RASHAD ROBINSON: Amendment 4, which is so exciting. You know, and this kind of debunks a lot of what the political class, some of the consultants, will tell you about what it takes to win those type of seats. Oftentimes what they’ll say is they need to find that sort of middle-of-the-road candidate, someone that maybe has come from the military or has the right last name—maybe their parents or grandparents had won—and that is the sort of pathway to sort of taking back these sort of tough-to-reach places. But I do think that what Stacey, what Andrew, what O’Rourke have demonstrated is that mobilizing a base in states and in places where the demographics are rapidly changing is our best path to power.
It is also our best path to actually delivering real results for folks, because elections are not about getting people jobs or moving people up a ladder, they’re actually about delivering for folks. And in 2016, a lot of what we heard from our members and from the members—our member volunteers who were out talking to folks is that people were just disenchanted with the political process.

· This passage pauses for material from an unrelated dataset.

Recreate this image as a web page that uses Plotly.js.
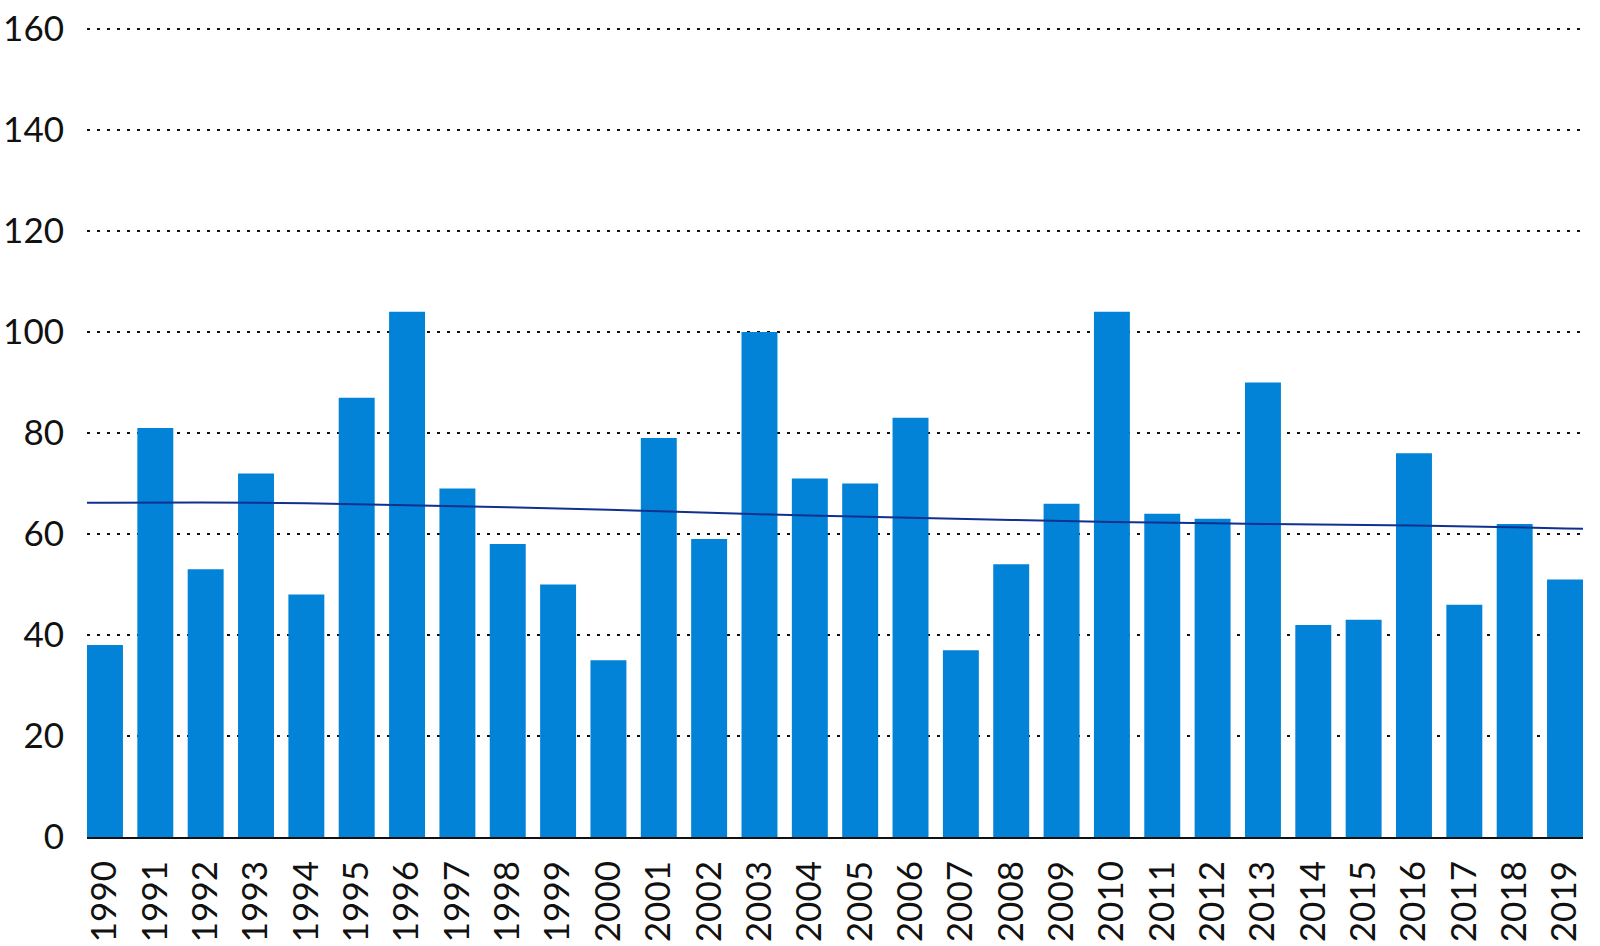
<!DOCTYPE html>
<html><head><meta charset="utf-8">
<script src="https://cdn.plot.ly/plotly-3.0.1.min.js"></script>
<style>html,body{margin:0;padding:0;background:#fff}#chart{width:1600px;height:946px}</style>
</head><body><div id="chart"></div>
<script>
const years = [1990,1991,1992,1993,1994,1995,1996,1997,1998,1999,2000,2001,2002,2003,2004,2005,2006,2007,2008,2009,2010,2011,2012,2013,2014,2015,2016,2017,2018,2019];
const values = [38,81,53,72,48,87,104,69,58,50,35,79,59,100,71,70,83,37,54,66,104,64,63,90,42,43,76,46,62,51];
const trendYears = [1990,1993,1996,2000,2003,2006,2010,2013,2016,2019];
const trendValues = [66.2,66.2,65.7,64.8,63.9,63.2,62.4,62.0,61.7,61.1];
const yTicks = [0,20,40,60,80,100,120,140,160];

const barFrac = 0.714;
const xr = [years[0]-barFrac/2, years[years.length-1]+barFrac/2];
function extrap(x0,y0,x1,y1,x){return y0+(y1-y0)*(x-x0)/(x1-x0);}
const n = trendYears.length;
const tX = [xr[0]].concat(trendYears, [xr[1]]);
const tY = [extrap(trendYears[0],trendValues[0],trendYears[1],trendValues[1],xr[0])].concat(trendValues,
  [extrap(trendYears[n-2],trendValues[n-2],trendYears[n-1],trendValues[n-1],xr[1])]);

const font = {family:'Lato, "Open Sans", sans-serif', size:35, color:'#111'};
Plotly.newPlot('chart', [
  {type:'bar', x:years, y:values, width:barFrac, marker:{color:'#0283d7'}, hoverinfo:'x+y'},
  {type:'scatter', mode:'lines', x:tX, y:tY, line:{color:'#10318f', width:2, shape:'spline'}, hoverinfo:'skip'}
], {
  width:1600, height:946, showlegend:false,
  paper_bgcolor:'#fff', plot_bgcolor:'#fff',
  margin:{l:87, r:17, t:27, b:109},
  font: font,
  xaxis:{type:'linear', range:xr, tickvals:years, ticktext:years.map(String), tickangle:-90,
    showgrid:false, zeroline:false, showline:true, linecolor:'#111', linewidth:2, ticks:'', ticklabelstandoff:8,
    tickfont:font},
  yaxis:{range:[0,160.4], tickvals:yTicks, showgrid:true, gridcolor:'#111', gridwidth:2.6, griddash:'2.6px,7.4px',
    zeroline:false, showline:false, ticks:'', ticklabelstandoff:22, tickfont:font}
}, {displayModeBar:false, staticPlot:true});
</script></body></html>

And this time around, the number of volunteers, the number of excitement, because there was actually candidates willing to speak clearly and directly—and the fact that we are so close in Georgia, and we are—and we were so close to winning in Florida, does send a real clear message about what’s possible.
AMY GOODMAN: You know, a lot is being made of the record number of people—
KATRINA VANDEN HEUVEL: Yeah.
AMY GOODMAN: —who came out, 113 million people, in these midterm elections, compared to something like 83.3 million in 2014. But still, that is a half the population, the voting-age population, did not vote.